* _PROVIDED RECORDS_
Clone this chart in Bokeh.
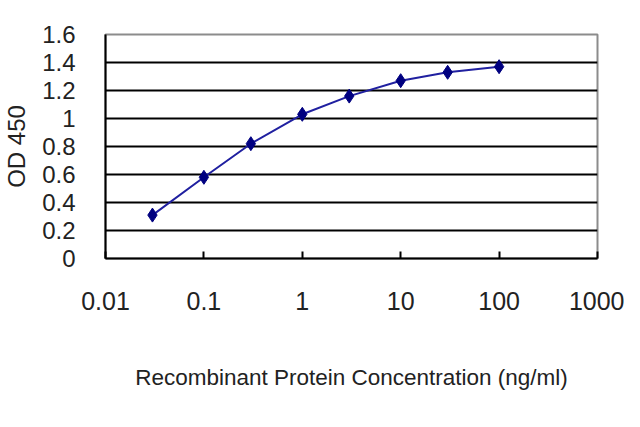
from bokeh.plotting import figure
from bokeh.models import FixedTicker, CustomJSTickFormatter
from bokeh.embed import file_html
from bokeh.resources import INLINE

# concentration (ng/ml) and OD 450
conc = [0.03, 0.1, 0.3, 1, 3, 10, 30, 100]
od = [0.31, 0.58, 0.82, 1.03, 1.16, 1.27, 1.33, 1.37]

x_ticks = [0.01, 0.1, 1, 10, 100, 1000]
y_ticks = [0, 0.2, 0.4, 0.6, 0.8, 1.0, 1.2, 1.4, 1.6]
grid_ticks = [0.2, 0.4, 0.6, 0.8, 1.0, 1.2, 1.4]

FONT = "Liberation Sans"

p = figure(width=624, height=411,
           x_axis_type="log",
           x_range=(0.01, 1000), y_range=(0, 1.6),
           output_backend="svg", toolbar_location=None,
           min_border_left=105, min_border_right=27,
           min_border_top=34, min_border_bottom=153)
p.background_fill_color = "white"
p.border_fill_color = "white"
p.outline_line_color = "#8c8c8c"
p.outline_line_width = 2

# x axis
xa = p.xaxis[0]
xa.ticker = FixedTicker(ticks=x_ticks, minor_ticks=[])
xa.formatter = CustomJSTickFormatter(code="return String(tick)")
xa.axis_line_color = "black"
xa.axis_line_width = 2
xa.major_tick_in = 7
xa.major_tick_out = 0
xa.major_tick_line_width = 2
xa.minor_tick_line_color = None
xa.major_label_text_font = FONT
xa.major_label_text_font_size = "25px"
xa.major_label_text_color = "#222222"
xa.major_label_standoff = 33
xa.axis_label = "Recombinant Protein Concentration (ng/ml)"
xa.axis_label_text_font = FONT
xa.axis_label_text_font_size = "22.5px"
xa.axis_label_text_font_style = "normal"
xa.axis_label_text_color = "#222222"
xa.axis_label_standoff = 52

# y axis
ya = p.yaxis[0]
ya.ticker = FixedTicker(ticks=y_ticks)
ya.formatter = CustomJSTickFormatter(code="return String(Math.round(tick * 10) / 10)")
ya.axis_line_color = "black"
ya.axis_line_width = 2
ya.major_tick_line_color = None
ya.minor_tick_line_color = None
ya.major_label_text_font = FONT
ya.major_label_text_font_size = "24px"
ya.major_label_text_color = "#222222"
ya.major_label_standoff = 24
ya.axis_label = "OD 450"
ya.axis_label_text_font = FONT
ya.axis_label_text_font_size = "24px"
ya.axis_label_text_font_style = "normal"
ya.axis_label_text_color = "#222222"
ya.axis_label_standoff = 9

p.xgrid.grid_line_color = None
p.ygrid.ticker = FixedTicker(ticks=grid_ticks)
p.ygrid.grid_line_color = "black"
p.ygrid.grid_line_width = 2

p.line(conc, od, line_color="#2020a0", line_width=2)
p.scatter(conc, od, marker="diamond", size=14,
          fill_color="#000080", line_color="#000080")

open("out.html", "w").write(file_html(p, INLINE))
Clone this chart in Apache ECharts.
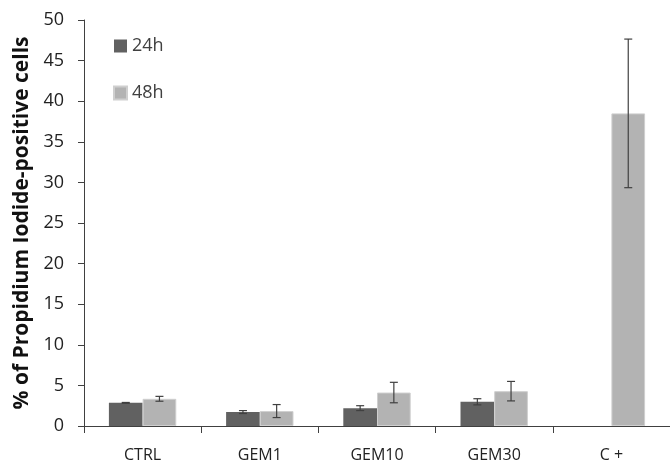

* _WHAT TO PRODUCE_
Make an exact copy of the records above, with the pictures left out.

* _EXERCISE ANSWER_
Clone this chart in Bokeh.
from bokeh.plotting import figure
from bokeh.models import FixedTicker, CustomJSTickFormatter
from bokeh.embed import file_html
from bokeh.resources import INLINE

# concentration (ng/ml) and OD 450
conc = [0.03, 0.1, 0.3, 1, 3, 10, 30, 100]
od = [0.31, 0.58, 0.82, 1.03, 1.16, 1.27, 1.33, 1.37]

x_ticks = [0.01, 0.1, 1, 10, 100, 1000]
y_ticks = [0, 0.2, 0.4, 0.6, 0.8, 1.0, 1.2, 1.4, 1.6]
grid_ticks = [0.2, 0.4, 0.6, 0.8, 1.0, 1.2, 1.4]

FONT = "Liberation Sans"

p = figure(width=624, height=411,
           x_axis_type="log",
           x_range=(0.01, 1000), y_range=(0, 1.6),
           output_backend="svg", toolbar_location=None,
           min_border_left=105, min_border_right=27,
           min_border_top=34, min_border_bottom=153)
p.background_fill_color = "white"
p.border_fill_color = "white"
p.outline_line_color = "#8c8c8c"
p.outline_line_width = 2

# x axis
xa = p.xaxis[0]
xa.ticker = FixedTicker(ticks=x_ticks, minor_ticks=[])
xa.formatter = CustomJSTickFormatter(code="return String(tick)")
xa.axis_line_color = "black"
xa.axis_line_width = 2
xa.major_tick_in = 7
xa.major_tick_out = 0
xa.major_tick_line_width = 2
xa.minor_tick_line_color = None
xa.major_label_text_font = FONT
xa.major_label_text_font_size = "25px"
xa.major_label_text_color = "#222222"
xa.major_label_standoff = 33
xa.axis_label = "Recombinant Protein Concentration (ng/ml)"
xa.axis_label_text_font = FONT
xa.axis_label_text_font_size = "22.5px"
xa.axis_label_text_font_style = "normal"
xa.axis_label_text_color = "#222222"
xa.axis_label_standoff = 52

# y axis
ya = p.yaxis[0]
ya.ticker = FixedTicker(ticks=y_ticks)
ya.formatter = CustomJSTickFormatter(code="return String(Math.round(tick * 10) / 10)")
ya.axis_line_color = "black"
ya.axis_line_width = 2
ya.major_tick_line_color = None
ya.minor_tick_line_color = None
ya.major_label_text_font = FONT
ya.major_label_text_font_size = "24px"
ya.major_label_text_color = "#222222"
ya.major_label_standoff = 24
ya.axis_label = "OD 450"
ya.axis_label_text_font = FONT
ya.axis_label_text_font_size = "24px"
ya.axis_label_text_font_style = "normal"
ya.axis_label_text_color = "#222222"
ya.axis_label_standoff = 9

p.xgrid.grid_line_color = None
p.ygrid.ticker = FixedTicker(ticks=grid_ticks)
p.ygrid.grid_line_color = "black"
p.ygrid.grid_line_width = 2

p.line(conc, od, line_color="#2020a0", line_width=2)
p.scatter(conc, od, marker="diamond", size=14,
          fill_color="#000080", line_color="#000080")

open("out.html", "w").write(file_html(p, INLINE))
Clone this chart in Apache ECharts.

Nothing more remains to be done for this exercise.